Feeling empty and unfulfilled


I followed my husband to the US for his work ten years ago, and the medical profession I had trained for in our home country isn’t recognised in the US, so I can’t practice it.

I have explored a few avenues to get a different certification, but for various reasons none of them worked out for me (= I didn’t make them work for me), and because we never knew how long we would actually stay, I (chose to think) I couldn’t start a new 3-year degree I might not get a chance to complete.

This means I haven’t been working for the past ten years. We have two small children so I have been raising them while my husband works and makes a good income to provide a comfortable living situation for us, but I struggle with feelings of emptiness and unworthiness.

I feel socially invisible (in our circle, people define themselves by their work, and I feel looked down upon as a stay-at-home mom) and I am having a hard time seeing real value in the work that I do for my kids and my family.

My husband is supportive and says nice things to/about me and the way he couldn’t do it without me, but I realized I don’t really believe him.
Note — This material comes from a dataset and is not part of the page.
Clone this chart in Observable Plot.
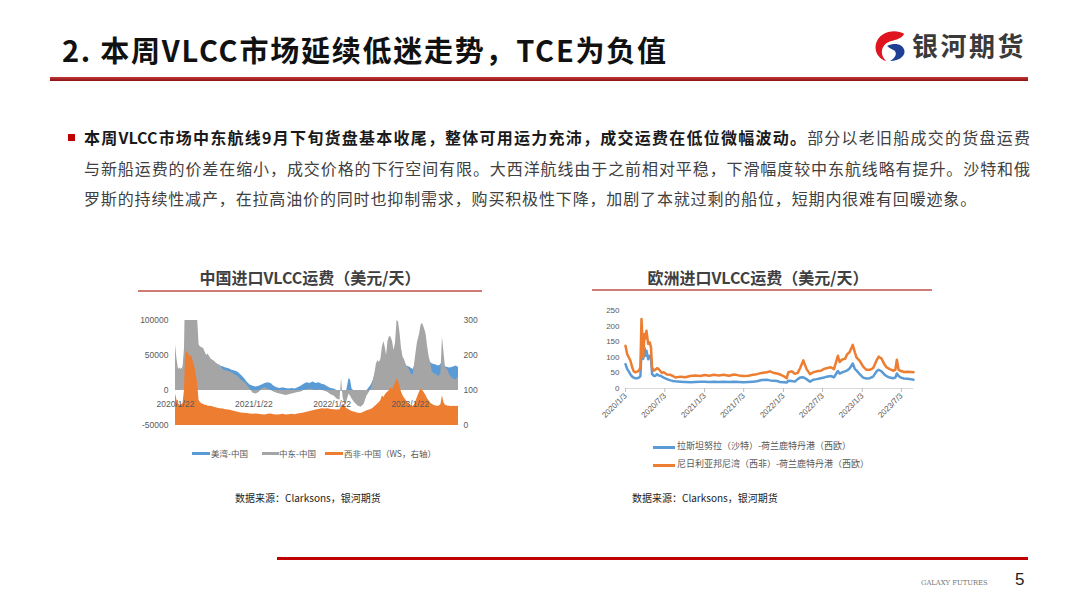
<!DOCTYPE html>
<html><head><meta charset="utf-8">
<script src="https://cdn.jsdelivr.net/npm/d3@7"></script>
<script src="https://cdn.jsdelivr.net/npm/@observablehq/plot@0.6"></script>
<style>
html,body{margin:0;padding:0;background:#fff;}
#page{position:relative;width:1080px;height:608px;overflow:hidden;font-family:"Noto Sans CJK SC","Noto Sans",sans-serif;}
.abs{position:absolute;white-space:nowrap;}
.line{position:absolute;left:84px;width:946px;height:30px;line-height:30px;font-size:16px;color:#404040;white-space:nowrap;}
.just{text-align:justify;text-align-last:justify;white-space:normal;}
.ctitle{position:absolute;text-align:center;font-size:16px;font-weight:700;color:#404040;line-height:22px;}
.leg{position:absolute;font-size:8.5px;color:#595959;line-height:12px;white-space:nowrap;}
.sw{position:absolute;height:3px;}
</style></head>
<body><div id="page">
<div class="abs" style="left:62px;top:29px;font-size:29px;font-weight:700;color:#111;line-height:40px;letter-spacing:1.75px;">2. 本周VLCC市场延续低迷走势，TCE为负值</div>
<div class="abs" style="left:50px;top:77px;width:978px;height:4px;background:linear-gradient(#c23a3a,#8e1010);"></div>
<svg class="abs" style="left:874px;top:29px" width="34" height="34" viewBox="0 0 36 34">
<path d="M32 4 C22 -2 5 2 2 15 C0 24 6 31 13 33 C6 27 7 17 15 13 C21 10 28 11 32 4Z" fill="#e0141e"/>
<path d="M14 17 C22 13 30 15 32 21 C34 27 27 33 17 33 C24 29 25 23 20 21 C18 20 16 19 14 17Z" fill="#1f3f94"/>
</svg>
<div class="abs" style="left:912px;top:27px;font-size:26px;font-weight:700;color:#3a3a3a;line-height:36px;letter-spacing:2.5px;">银河期货</div>

<div class="abs" style="left:68px;top:134px;width:7px;height:7px;background:#c00000;"></div>
<div class="line just" style="top:122px;"><b style="color:#1a1a1a">本周VLCC市场中东航线9月下旬货盘基本收尾，整体可用运力充沛，成交运费在低位微幅波动。</b>部分以老旧船成交的货盘运费</div>
<div class="line just" style="top:153px;">与新船运费的价差在缩小，成交价格的下行空间有限。大西洋航线由于之前相对平稳，下滑幅度较中东航线略有提升。沙特和俄</div>
<div class="line" style="top:183px;letter-spacing:0.85px;">罗斯的持续性减产，在拉高油价的同时也抑制需求，购买积极性下降，加剧了本就过剩的船位，短期内很难有回暖迹象。</div>

<div class="ctitle" style="left:138px;top:266px;width:344px;">中国进口VLCC运费（美元/天）</div>
<div class="abs" style="left:138px;top:290px;width:344px;height:1.5px;background:#cf7b78;"></div>
<div class="ctitle" style="left:586px;top:266px;width:344px;">欧洲进口VLCC运费（美元/天）</div>
<div class="abs" style="left:592px;top:289px;width:340px;height:1.5px;background:#cf7b78;"></div>

<div id="chartL" class="abs" style="left:130px;top:305px;"></div>
<div id="chartR" class="abs" style="left:585px;top:300px;"></div>

<div class="sw" style="left:192px;top:452px;width:18px;background:#5B9BD5"></div>
<div class="leg" style="left:211px;top:447px;">美湾-中国</div>
<div class="sw" style="left:262px;top:452px;width:17px;background:#A5A5A5"></div>
<div class="leg" style="left:279px;top:447px;">中东-中国</div>
<div class="sw" style="left:325px;top:452px;width:18px;background:#ED7D31"></div>
<div class="leg" style="left:344px;top:447px;">西非-中国（WS，右轴）</div>

<div class="sw" style="left:653px;top:446px;width:22px;background:#5B9BD5"></div>
<div class="leg" style="left:677px;top:440px;font-size:9px;">拉斯坦努拉（沙特）-荷兰鹿特丹港（西欧）</div>
<div class="sw" style="left:653px;top:464px;width:22px;background:#ED7D31"></div>
<div class="leg" style="left:677px;top:458px;font-size:9px;">尼日利亚邦尼湾（西非）-荷兰鹿特丹港（西欧）</div>

<div class="abs" style="left:235px;top:491px;font-size:10px;color:#222;line-height:14px;">数据来源：Clarksons，银河期货</div>
<div class="abs" style="left:632px;top:491px;font-size:10px;color:#222;line-height:14px;">数据来源：Clarksons，银河期货</div>

<div class="abs" style="left:277px;top:557px;width:751px;height:3px;background:#c00000;"></div>
<div class="abs" style="left:921px;top:577px;font-size:6.8px;color:#777;font-family:'DejaVu Serif','Liberation Serif',serif;line-height:12px;">GALAXY FUTURES</div>
<div class="abs" style="left:1015px;top:569px;font-size:17px;color:#222;font-family:'Liberation Sans',Arial,sans-serif;line-height:22px;">5</div>
</div>
<script>
// ---- 中国进口VLCC运费 ----
const cnDates = ["2020-01-22","2020-01-29","2020-02-05","2020-02-12","2020-02-19","2020-02-26","2020-03-04","2020-03-09","2020-03-16","2020-03-23","2020-03-30","2020-04-06","2020-04-13","2020-04-20","2020-04-27","2020-05-04","2020-05-11","2020-05-18","2020-05-25","2020-06-01","2020-06-08","2020-06-15","2020-06-22","2020-07-06","2020-07-20","2020-08-03","2020-08-17","2020-08-31","2020-09-14","2020-09-28","2020-10-12","2020-10-26","2020-11-09","2020-11-23","2020-12-07","2020-12-21","2021-01-04","2021-01-18","2021-02-01","2021-02-15","2021-03-01","2021-03-15","2021-03-29","2021-04-12","2021-04-26","2021-05-10","2021-05-24","2021-06-07","2021-06-21","2021-07-05","2021-07-19","2021-08-02","2021-08-16","2021-08-30","2021-09-13","2021-09-27","2021-10-11","2021-10-25","2021-11-08","2021-11-22","2021-12-06","2021-12-20","2022-01-03","2022-01-17","2022-01-31","2022-02-14","2022-02-28","2022-03-07","2022-03-14","2022-03-21","2022-03-28","2022-04-11","2022-04-18","2022-04-25","2022-05-09","2022-05-23","2022-06-06","2022-06-20","2022-07-04","2022-07-20","2022-07-27","2022-08-03","2022-08-10","2022-08-17","2022-08-24","2022-08-31","2022-09-07","2022-09-14","2022-09-21","2022-09-28","2022-10-03","2022-10-10","2022-10-17","2022-10-24","2022-10-31","2022-11-07","2022-11-14","2022-11-21","2022-11-28","2022-12-05","2022-12-12","2022-12-19","2022-12-26","2023-01-05","2023-01-15","2023-01-25","2023-02-05","2023-02-14","2023-02-24","2023-03-06","2023-03-13","2023-03-20","2023-03-30","2023-04-06","2023-04-13","2023-04-20","2023-04-27","2023-05-05","2023-05-15","2023-05-25","2023-06-05","2023-06-14","2023-06-21","2023-06-28","2023-07-05","2023-07-15","2023-07-25","2023-08-05","2023-08-15","2023-08-25","2023-09-04"];
// 美湾-中国 (美元/天)
const usgChina = [30000,33000,30000,28000,30000,32000,40000,60000,70000,75000,70000,65000,60000,60000,58000,55000,55000,55000,52000,56000,52000,50000,48000,42000,40000,38000,35000,34000,32000,31000,29000,28000,26000,22000,18000,12000,8000,6000,5000,6000,8000,10000,11000,10000,6000,4000,3000,4000,3000,2000,3000,2000,4000,6000,9000,11000,10000,12000,10000,11000,9000,8000,5000,3000,2000,0,-2000,0,-3000,-6000,-5000,17000,15000,2000,-2000,-5000,-8000,-5000,0,6000,10000,15000,22000,30000,35000,36000,40000,48000,52000,48000,45000,52000,58000,58000,55000,50000,55000,72000,70000,62000,50000,42000,38000,35000,34000,32000,30000,38000,50000,58000,66000,68000,62000,56000,48000,42000,40000,38000,37000,36000,35000,37000,42000,38000,34000,33000,32000,33000,34000,35000,33000];
// 中东-中国 (美元/天)
const megChina = [65000,45000,30000,32000,30000,33000,60000,150000,160000,170000,150000,140000,130000,120000,110000,105000,65000,62000,61000,60000,55000,50000,52000,45000,42000,38000,36000,30000,28000,27000,25000,22000,20000,15000,12000,8000,2000,-4000,-5000,-3000,2000,4000,2000,0,-2000,-4000,-5000,-6000,-7000,-6000,-5000,-4000,-3000,-2000,0,1000,2000,1000,0,1000,0,-1000,-3000,-6000,-8000,-12000,-14000,17000,-10000,-18000,-20000,-5000,-8000,-12000,-18000,-22000,-24000,-20000,-8000,0,5000,15000,25000,38000,43000,40000,45000,62000,70000,60000,50000,70000,77000,76000,70000,57000,68000,100000,98000,82000,60000,48000,44000,35000,32000,24000,22000,45000,68000,80000,93000,96000,88000,80000,62000,48000,40000,26000,24000,22000,20000,24000,76000,55000,33000,30000,22000,18000,16000,15000,20000];
// 西非-中国 (WS，右轴)
const wafChinaWS = [90,72,62,58,60,62,100,200,212,205,195,200,185,170,150,120,72,65,62,60,58,58,55,55,52,50,48,47,45,44,42,40,38,36,35,34,33,32,33,32,31,30,32,33,31,30,31,32,30,31,32,31,33,34,36,38,40,42,44,46,48,47,48,46,45,44,45,55,60,58,50,45,42,40,38,35,34,38,42,45,47,50,54,58,62,66,72,84,80,88,92,96,100,108,102,110,122,133,125,112,95,85,78,70,62,56,55,62,80,95,104,100,92,84,76,70,64,60,57,55,55,60,85,66,58,56,55,54,55,54,55];
const cnXTicks = ["2020-01-22","2021-01-22","2022-01-22","2023-01-22"];
const cnLeftTicks = [-50000,0,50000,100000];
const cnRightTicks = [0,100,200,300];

// ---- 欧洲进口VLCC运费 ----
const euDates = ["2020-01-03","2020-01-11","2020-01-18","2020-01-26","2020-02-03","2020-02-10","2020-02-18","2020-02-26","2020-03-05","2020-03-12","2020-03-17","2020-03-25","2020-03-31","2020-04-04","2020-04-09","2020-04-17","2020-04-24","2020-04-30","2020-05-05","2020-05-13","2020-05-20","2020-05-28","2020-06-05","2020-06-13","2020-06-20","2020-06-28","2020-07-13","2020-07-29","2020-08-10","2020-08-21","2020-09-13","2020-10-05","2020-10-29","2020-11-20","2020-12-15","2021-01-03","2021-01-25","2021-02-15","2021-03-10","2021-04-01","2021-04-25","2021-05-20","2021-06-10","2021-07-02","2021-07-25","2021-08-15","2021-09-02","2021-09-25","2021-10-18","2021-11-02","2021-11-20","2021-12-05","2021-12-18","2022-01-03","2022-01-18","2022-01-26","2022-02-10","2022-02-25","2022-03-10","2022-03-21","2022-04-05","2022-04-20","2022-05-06","2022-05-21","2022-06-06","2022-06-25","2022-07-10","2022-07-22","2022-08-10","2022-08-25","2022-09-12","2022-09-20","2022-10-02","2022-10-15","2022-10-25","2022-11-05","2022-11-20","2022-11-30","2022-12-07","2022-12-23","2023-01-07","2023-01-22","2023-02-07","2023-02-22","2023-03-10","2023-03-20","2023-04-02","2023-04-15","2023-04-25","2023-05-10","2023-05-25","2023-06-05","2023-06-12","2023-06-20","2023-07-01","2023-07-15","2023-08-01","2023-08-15","2023-08-28"];
// 拉斯坦努拉（沙特）-荷兰鹿特丹港（西欧）
const rasTanuraEu = [78,62,55,45,38,35,33,33,35,40,121,95,130,105,121,94,105,95,46,41,40,46,42,41,38,35,30,26,24,23,22,21,20,21,22,22,21,22,21,22,21,22,21,20,21,22,23,27,28,26,25,24,21,20,19,25,24,22,30,35,36,30,22,28,30,33,35,38,40,36,56,48,52,55,58,64,80,62,58,45,35,32,33,38,55,60,55,45,40,35,33,35,48,40,35,32,31,30,28];
// 尼日利亚邦尼湾（西非）-荷兰鹿特丹港（西欧）
const bonnyEu = [137,110,100,89,68,55,52,54,57,68,223,100,175,160,185,143,148,132,68,57,60,65,62,55,50,52,45,44,40,35,38,36,40,42,40,43,41,44,42,44,41,45,42,40,41,44,46,50,52,55,50,48,45,40,33,52,55,47,50,65,90,62,46,52,55,57,63,65,68,62,105,85,93,95,110,116,140,115,100,88,70,60,60,65,90,102,96,78,68,62,57,60,92,60,56,53,54,53,52];
const euXTicks = ["2020-01-03","2020-07-03","2021-01-03","2021-07-03","2022-01-03","2022-07-03","2023-01-03","2023-07-03"];
const euYTicks = [0,50,100,150,200,250];

const parse = d3.utcParse("%Y-%m-%d");
const fmtDate = d3.utcFormat("%Y/%-m/%-d");
const wsToLeft = v => (v - 100) * 500;

const cnData = cnDates.map((d, i) => ({date: parse(d), usg: usgChina[i], meg: megChina[i], waf: wafChinaWS[i]}));
const euData = euDates.map((d, i) => ({date: parse(d), rt: rasTanuraEu[i], bonny: bonnyEu[i]}));

const axisStyle = {fontFamily: "'Liberation Sans', Arial, sans-serif", color: "#595959", background: "transparent", overflow: "visible"};

const left = Plot.plot({
  width: 360, height: 140,
  marginLeft: 45, marginRight: 32, marginTop: 15, marginBottom: 20,
  style: {...axisStyle, fontSize: "8.5px"},
  x: {type: "utc", domain: [parse(cnDates[0]), parse(cnDates[cnDates.length - 1])]},
  y: {domain: [-50000, 100000]},
  marks: [
    Plot.areaY(cnData, {x: "date", y: "usg", fill: "#5B9BD5", clip: true}),
    Plot.areaY(cnData, {x: "date", y: "meg", fill: "#A5A5A5", clip: true}),
    Plot.areaY(cnData, {x: "date", y1: () => wsToLeft(0), y2: d => wsToLeft(d.waf), fill: "#ED7D31", clip: true}),
    Plot.axisY(cnLeftTicks, {tickSize: 0, tickPadding: 7, tickFormat: d => String(d), label: null}),
    Plot.axisY(cnRightTicks.map(wsToLeft), {anchor: "right", tickSize: 0, tickPadding: 5, tickFormat: d => String(d / 500 + 100), label: null}),
    Plot.axisX(cnXTicks.map(parse), {tickSize: 0, tickPadding: 0, dy: -25, tickFormat: fmtDate, label: null, fill: "#595959"})
  ]
});
document.getElementById("chartL").appendChild(left);

const right = Plot.plot({
  width: 345, height: 135,
  marginLeft: 40, marginRight: 17, marginTop: 10, marginBottom: 47,
  style: {...axisStyle, fontSize: "8px"},
  x: {type: "utc", domain: [parse(euDates[0]), parse(euDates[euDates.length - 1])]},
  y: {domain: [0, 250]},
  marks: [
    Plot.ruleY([0], {stroke: "#d9d9d9"}),
    Plot.lineY(euData, {x: "date", y: "rt", stroke: "#5B9BD5", strokeWidth: 2.5}),
    Plot.lineY(euData, {x: "date", y: "bonny", stroke: "#ED7D31", strokeWidth: 2.5}),
    Plot.axisY(euYTicks, {tickSize: 0, tickPadding: 6, label: null}),
    Plot.axisX(euXTicks.map(parse), {tickRotate: -45, tickSize: 4, tickPadding: 2, stroke: "#bfbfbf", tickFormat: fmtDate, label: null})
  ]
});
document.getElementById("chartR").appendChild(right);
</script>
</body></html>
Part of me thinks it’s a convenient way for him to keep me at home creating the nice family environment that he gets to come home to after everyone’s fed and bathed.

I see I’m making myself a victim of all of these circumstances, and this is keeping me stuck, so I would like to get clarity on how to move forward.

Should I allow those feelings of emptiness, uselessness, and invisibility, or are these indulgent feelings I should shake myself out of?

Should I focus on feeling fulfilled in my current situation (feels like a huge stretch right now), or should I focus on creating something new in my life to introduce a source of creativity and growth, something I would do independently and for myself, outside my home and family?

I have been doing meditation and thought downloads, and it is helping, but I would welcome your guidance.